For me, it started in high school. I was put on antidepressants for the first time, and the medication caused my weight to spike up higher than it had ever been. My mom, who has also dieted off and on for most of her adult life, said we could join Weight Watchers together. From there, I went on to try several other subscription based diet programs over the next ~12 years. At one point in college I finally lost my extra baggage, and was at a healthy weight for the first time since I was a kid.

The problem is, I then became obsessed with keeping it off. I’d lose the weight, then gain some back, then lose some more, and gain more back. This sank me to a really low place. I ended up with body image problems and a binge eating disorder. I would get mad at myself for “cheating” on my diet, and then binge in my self loathing, which then caused me to hate myself more.

Then, a few months ago, my therapist introduced me to a book called Intuitive Eating. I gotta tell you, this book changed everything. This is not a diet. This is a lifestyle.

Essentially, we are born with an innate ability to recognize when we’re hungry, when we’re full, and what foods and nutrients our bodies truly crave and need. At some point, through external influences, we start to ignore this instinct. Our parents, only meaning well, restrict our snacks and try to keep us on a strictly “healthy” diet. This leads us to overeat the “bad” foods when they’re accessible because of a subconscious fear we won’t get them again. Or we use food to compensate for other feelings like stress, sadness, and boredom. Next thing you know, you don’t even realize when you’re actually hungry, and you don’t know when to stop until you’re past full. For me, depriving myself of the “bad” or “unhealthy” foods all day led me to lose control and overeat in the evening.

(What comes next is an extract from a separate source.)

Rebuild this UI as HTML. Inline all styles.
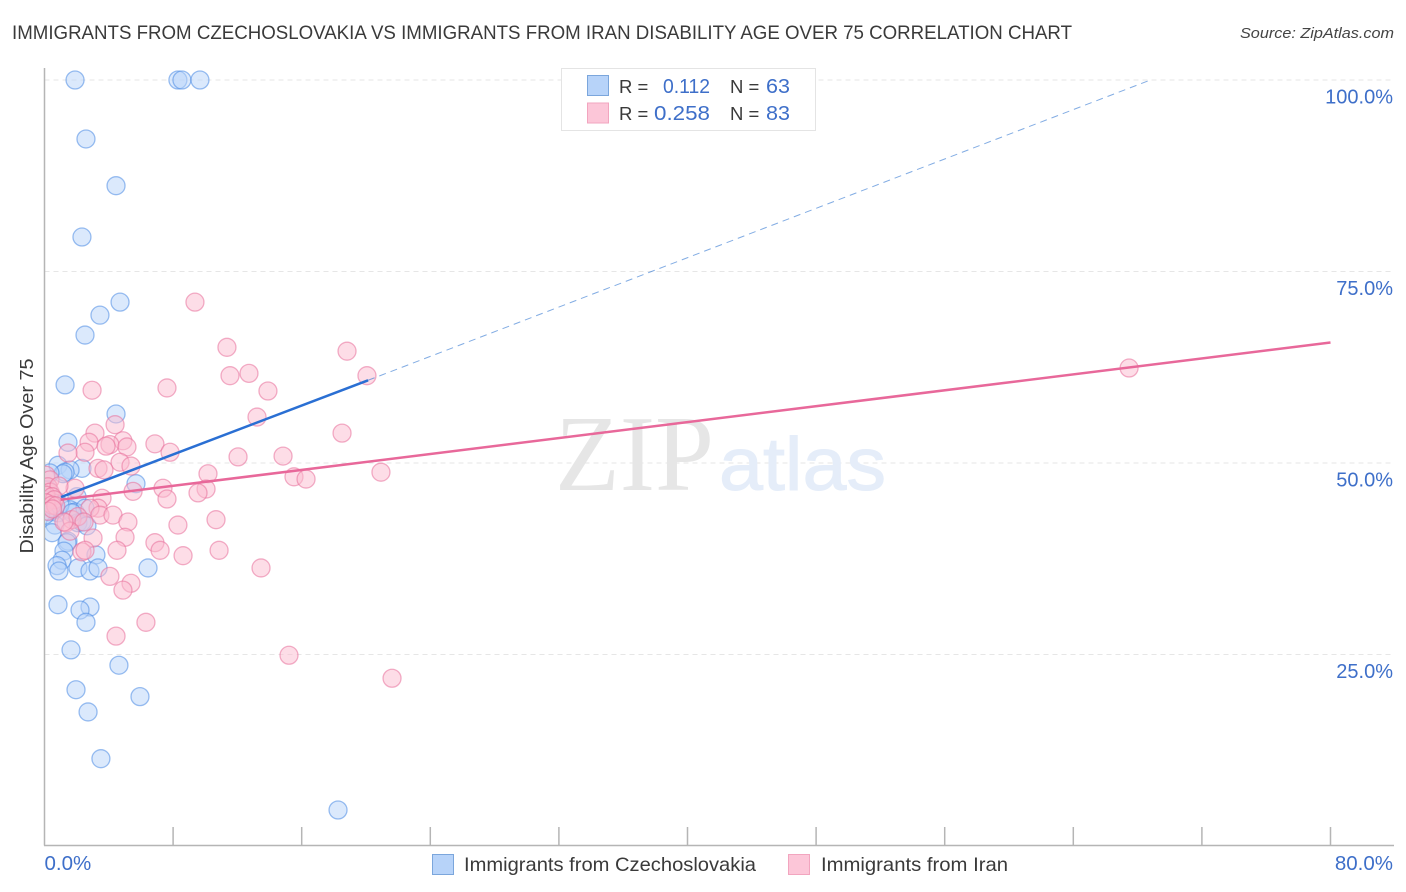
<!DOCTYPE html>
<html lang="en">
<head>
<meta charset="utf-8">
<title>Immigrants from Czechoslovakia vs Immigrants from Iran Disability Age Over 75 Correlation Chart</title>
<style>
html,body{margin:0;padding:0;background:#fff;}
svg{display:block;font-family:"Liberation Sans",sans-serif;}
</style>
</head>
<body>
<svg id="chart" xmlns="http://www.w3.org/2000/svg" width="1406" height="892" viewBox="0 0 1406 892">
  <defs>
    <clipPath id="plot-clip"><rect x="45" y="60" width="1350" height="785"/></clipPath>
  </defs>
  <rect x="0" y="0" width="1406" height="892" fill="#ffffff"/>
  <text x="12" y="39" font-size="19" fill="#3a3a3a" textLength="1060" lengthAdjust="spacingAndGlyphs">IMMIGRANTS FROM CZECHOSLOVAKIA VS IMMIGRANTS FROM IRAN DISABILITY AGE OVER 75 CORRELATION CHART</text>
  <text x="1394" y="38" font-size="15" font-style="italic" fill="#444444" text-anchor="end" textLength="154" lengthAdjust="spacingAndGlyphs">Source: ZipAtlas.com</text>

  <g id="grid"></g>

  <g>
    <text x="555" y="490" font-family="'Liberation Serif',serif" font-size="108" fill="#e6e6e6" textLength="159" lengthAdjust="spacingAndGlyphs">ZIP</text>
    <text x="719" y="490" font-size="75" fill="#e5edf9" stroke="#e5edf9" stroke-width="1" textLength="167" lengthAdjust="spacingAndGlyphs">atlas</text>
  </g>

  <g id="axes"></g>
  <g clip-path="url(#plot-clip)">
    <g id="points-blue"></g>
    <g id="points-pink"></g>
    <g id="trends"></g>
  </g>
  <g id="tick-labels"></g>

  <text transform="translate(33,456) rotate(-90)" font-size="18" fill="#3a3a3a" text-anchor="middle" textLength="195" lengthAdjust="spacingAndGlyphs">Disability Age Over 75</text>

  <g>
    <rect x="561.5" y="68.5" width="254" height="62" fill="#ffffff" stroke="#e4e4e4" stroke-width="1"/>
    <rect x="587.5" y="75.5" width="21" height="20" fill="#b7d3f9" stroke="#7ba6dc" stroke-width="1"/>
    <rect x="587.5" y="103" width="21" height="20" fill="#fcc6d8" stroke="#f2a5bf" stroke-width="1"/>
    <text x="619" y="93" font-size="18.5" fill="#3a3a3a">R =</text>
    <text x="710" y="93" font-size="20.5" fill="#3e6fc9" text-anchor="end" textLength="47" lengthAdjust="spacingAndGlyphs">0.112</text>
    <text x="730" y="93" font-size="18.5" fill="#3a3a3a">N =</text>
    <text x="790" y="93" font-size="20.5" fill="#3e6fc9" text-anchor="end" textLength="24" lengthAdjust="spacingAndGlyphs">63</text>
    <text x="619" y="120" font-size="18.5" fill="#3a3a3a">R =</text>
    <text x="710" y="120" font-size="20.5" fill="#3e6fc9" text-anchor="end" textLength="56" lengthAdjust="spacingAndGlyphs">0.258</text>
    <text x="730" y="120" font-size="18.5" fill="#3a3a3a">N =</text>
    <text x="790" y="120" font-size="20.5" fill="#3e6fc9" text-anchor="end" textLength="24" lengthAdjust="spacingAndGlyphs">83</text>
  </g>

  <g>
    <rect x="432.5" y="854.5" width="21" height="20" fill="#b7d3f9" stroke="#7ba6dc" stroke-width="1"/>
    <text x="464" y="871" font-size="19.5" fill="#3a3a3a" textLength="292" lengthAdjust="spacingAndGlyphs">Immigrants from Czechoslovakia</text>
    <rect x="788.5" y="854.5" width="21" height="20" fill="#fcc6d8" stroke="#f2a5bf" stroke-width="1"/>
    <text x="821" y="871" font-size="19.5" fill="#3a3a3a" textLength="187" lengthAdjust="spacingAndGlyphs">Immigrants from Iran</text>
  </g>
</svg>
<script>
const xTicks = [0, 8, 16, 24, 32, 40, 48, 56, 64, 72, 80];
const yTicks = [25, 50, 75, 100];
const xLabelValues = [0, 80];
const xTickLabels = ["0.0%", "80.0%"];
const yTickLabels = ["25.0%", "50.0%", "75.0%", "100.0%"];

const blueX = [1.90,8.30,8.55,9.67,2.58,4.45,2.33,4.70,3.45,2.52,1.28,4.45,1.46,0.84,2.33,1.59,1.28,1.15,5.69,0.34,2.02,0.22,0.34,0.47,0.09,0.65,0.34,0.84,1.59,1.90,2.52,0.65,0.47,2.08,2.33,2.64,1.46,1.40,1.21,1.09,0.78,0.90,3.20,2.08,2.83,3.33,6.44,0.84,2.83,2.21,2.58,1.65,4.63,1.96,5.94,2.71,3.51,18.26,0.16,0.65,0.96,0.03,1.71];
const blueY = [100,100,100,100,92.3,86.2,79.5,71.0,69.3,66.7,60.2,56.4,52.7,49.7,49.3,49.1,48.8,48.6,47.3,48.7,45.6,46.5,45.2,44.5,44.3,43.9,43.6,43.5,43.9,43.6,44.1,41.9,40.9,42.2,42.3,41.8,39.8,39.6,38.5,37.3,36.6,35.9,38.0,36.3,35.9,36.3,36.3,31.5,31.2,30.8,29.2,25.6,23.6,20.4,19.5,17.5,11.4,4.7,45.2,45.2,44.5,43.2,43.5];

const pinkX = [67.47,9.36,11.35,18.82,11.54,12.72,20.06,13.90,2.96,7.62,13.22,4.39,18.51,3.14,2.77,4.88,4.07,3.83,5.13,6.87,7.81,2.52,1.46,12.04,14.84,4.70,5.38,3.33,3.70,10.17,20.93,15.52,16.27,7.37,10.05,9.55,7.62,5.51,1.90,3.58,3.33,2.83,3.45,4.26,5.19,8.30,10.67,5.01,3.02,4.51,6.87,7.19,8.62,10.86,13.47,2.33,2.52,4.07,5.38,4.88,6.31,4.45,15.21,21.62,0.09,0.34,0.22,0.35,0.90,0.09,0.47,0.60,0.09,0.47,0.70,0.22,0.50,1.34,1.71,2.08,2.46,1.59,1.21];
const pinkY = [62.4,71.0,65.1,64.6,61.4,61.7,61.4,59.4,59.5,59.8,56.0,55.0,53.9,53.9,52.7,52.9,52.4,52.2,52.1,52.5,51.4,51.4,51.3,50.8,50.9,50.1,49.6,49.3,49.1,48.6,48.8,48.2,47.9,46.7,46.6,46.1,45.3,46.3,46.7,45.4,44.1,44.1,43.2,43.2,42.3,41.9,42.6,40.3,40.2,38.6,39.6,38.6,37.9,38.6,36.3,38.4,38.6,35.2,34.3,33.4,29.2,27.4,24.9,21.9,48.4,47.8,46.9,46.2,47.0,45.8,45.6,45.2,44.8,44.5,44.4,43.7,44.0,42.2,42.6,43.0,42.3,41.1,42.3];

const blueTrendX = [1.03, 20.13];
const blueTrendY = [45.55, 60.8];
const blueDashX = [20.13, 68.8];
const blueDashY = [60.8, 100];
const pinkTrendX = [1.0, 80];
const pinkTrendY = [45.2, 65.73];

const SVGNS = "http://www.w3.org/2000/svg";
function xScale(v) { return 44.5 + v * (1330.5 - 44.5) / 80; }
function yScale(v) { return 846 - v * (846 - 80) / 100; }

function make(tag, attrs, parent) {
  const el = document.createElementNS(SVGNS, tag);
  for (const k in attrs) el.setAttribute(k, attrs[k]);
  parent.appendChild(el);
  return el;
}

const grid = document.getElementById("grid");
yTicks.forEach(function (t) {
  const el = make("line", {x1: 44.5, x2: 1394, y1: yScale(t), y2: yScale(t), stroke: "#e6e6e6", "stroke-width": 1, "stroke-dasharray": "5 4"}, grid);
  
  
});

const axes = document.getElementById("axes");
const yAxisLine = make("line", {x1: 44.5, x2: 44.5, y1: 68, y2: 845.5, stroke: "#b5b5b5", "stroke-width": 1.5}, axes);


const xAxisLine = make("line", {x1: 44, x2: 1394, y1: 845.5, y2: 845.5, stroke: "#b5b5b5", "stroke-width": 1.5}, axes);


xTicks.slice(1).forEach(function (t) {
  const el = make("line", {x1: xScale(t), x2: xScale(t), y1: 827, y2: 845.5, stroke: "#b5b5b5", "stroke-width": 1.5}, axes);
  
  
});

function drawPoints(groupId, xs, ys, fill, stroke, name) {
  const g = document.getElementById(groupId);
  xs.forEach(function (x, i) {
    const c = make("circle", {cx: xScale(x), cy: yScale(ys[i]), r: 9, fill: fill, "fill-opacity": 0.5, stroke: stroke, "stroke-opacity": 0.55, "stroke-width": 1.3}, g);
    
    
  });
}
drawPoints("points-blue", blueX, blueY, "#b7d3f9", "#4a8ae4", "czechoslovakia-point");
drawPoints("points-pink", pinkX, pinkY, "#fcbcd0", "#e8709b", "iran-point");

const trends = document.getElementById("trends");
const dash = make("line", {x1: xScale(blueDashX[0]), y1: yScale(blueDashY[0]), x2: xScale(blueDashX[1]), y2: yScale(blueDashY[1]), stroke: "#2f74d0", "stroke-width": 1, "stroke-dasharray": "7 5", "stroke-opacity": 0.6}, trends);


const blueLine = make("line", {x1: xScale(blueTrendX[0]), y1: yScale(blueTrendY[0]), x2: xScale(blueTrendX[1]), y2: yScale(blueTrendY[1]), stroke: "#2a6fd3", "stroke-width": 2.5}, trends);


const pinkLine = make("line", {x1: xScale(pinkTrendX[0]), y1: yScale(pinkTrendY[0]), x2: xScale(pinkTrendX[1]), y2: yScale(pinkTrendY[1]), stroke: "#e8689a", "stroke-width": 2.5}, trends);



const labels = document.getElementById("tick-labels");
yTicks.forEach(function (t, i) {
  const el = make("text", {x: 1393, y: yScale(t) + 23.5, "font-size": 20, fill: "#3e6fc9", "text-anchor": "end"}, labels);
  el.textContent = yTickLabels[i];
  
  
});
xLabelValues.forEach(function (v, i) {
  const anchor = i === 0 ? "start" : "end";
  const px = i === 0 ? xScale(v) : 1393;
  const el = make("text", {x: px, y: 870, "font-size": 20.5, fill: "#3e6fc9", "text-anchor": anchor}, labels);
  el.textContent = xTickLabels[i];
  
  
});
</script>
</body>
</html>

This was not an easy change for me. I started on this path about three months ago, so it’s still something I’m working on. I am trying to fix years of unhealthy habits. Sometimes I slip. Instead of beating myself up over these slips, I forgive myself, and I try to be better tomorrow. This journey has forced me to be a lot more mindful, not just while I’m eating, but in everything I do. I used to not be able to recognize when I was hungry. I had scheduled myself “healthy” snack breaks during the day, but the snacks were not fulfilling, and I was never satisfied. Now, I eat when I’m hungry, and I allow myself higher calorie and higher fat snacks. I eat slower so I can notice when I start to feel full. And I stop when I’m full, because I know this isn’t the last time I’ll allow myself to have these snacks.

I’ve felt so much happier these last few months. I’m trying to focus on fitness and health rather than weight and calories. I used to weigh myself every day, sometimes multiple times a day. I think I’ve weighed myself maybe two or three times in the last three months and eating intuitively has not caused my weight to increase.

I definitely would suggest seeking out a nutritionist to help you with this if you are trying and struggling to get back in touch with your intuitive eating instincts. This website has great resources to help you along the way.

4 thoughts on “I Stopped Dieting & Started Eating Intuitively

  1. I did the weight watchers thing years ago, but the cost deters me now. I have never heard of “eating intuitive” and at first I thought it was like eating psychically or something lol! I will check into this though. I’m totally not into the Keto thing so perhaps this might be for me.

    Liked by 1 person

    1. I really recommend checking it out! It isn’t a diet, it’s a way to get out of the dieting mindset and start listening to your bodies natural cravings. Good luck!